My parents used to cart up to 5 of us about in a Renault 4!!
M
Richard, I am afraid we will not agree on this, but someone who earns a large amount of money and spends it on a lavish lifestyle really is no fool, everyone tends to live according to their income and as such omst would claim its hard to make ends meet, however to earn a large amount of money and spend even more on a lavish lifestyle then indeed such a person would be a fool.
Also, you can?t say it would have been worse under the Tories, that involves guess work and I for one do not know whether it would or wouldn?t, all I can say is Brown and Co will not have had a positive impact on the UK for the longer term, higher than ever taxes, social breakdown, worsening NHS, ever increasing black hole (and that?s after the raid on pensions in the early days). I guess we will at least get the chance to see how history writes up the legacy of Brown, and Blair for that matter.
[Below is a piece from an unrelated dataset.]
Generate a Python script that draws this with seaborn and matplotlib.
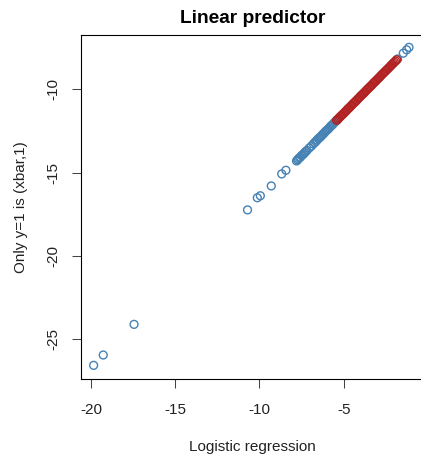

Think back Richard to before Maggie T. got in with the Tories, did anyone have any money in their pockets under Labour?
Emily, at no point did I make reference to this being a client of mine, I was merely making a posting based on the amounts used by Richard, please read the reply again.
Jason
Let’s be objective here. Taxes are lower in most cases than under the Tories. Social breakdown is the fault of the market, not government. The NHS is better – more money, more doctors, more operations, shorter waiting lists, more demand (that’s the only bug bear). The pension black hole had gone again by end 2007 – it had nothing to do with ACT and all to do with the market. These are facts
Brown and Blair made many, many mistakes. But not what you are listing.
And on fools – I think Emily and I will be sticking to our guns.
Sorry to disagree, but I feel I must.
Richard
I beg your pardon, Jason, I did make a mistake in saying the person in question was a client. My apologies.
However my point remains – whether or not this person was a client of yours, such a lavish lifestyle is, in my opinion, not necessary.
As Richard says, let’s agree to disagree on this one.
M
It’s all relative. If you went to independent school and want your children to do the same then for our five that’s 5 x £10k for a start out of taxed income. Then add on a London mortgage and then assuming both parents work take half the cost of a nanny’s wage off each wage if you have under 5s and you can see why some find it hard to manage if they choose to live beyond their means.
But the point is, all of those are choices.
Choices you should only make if they can be afforded.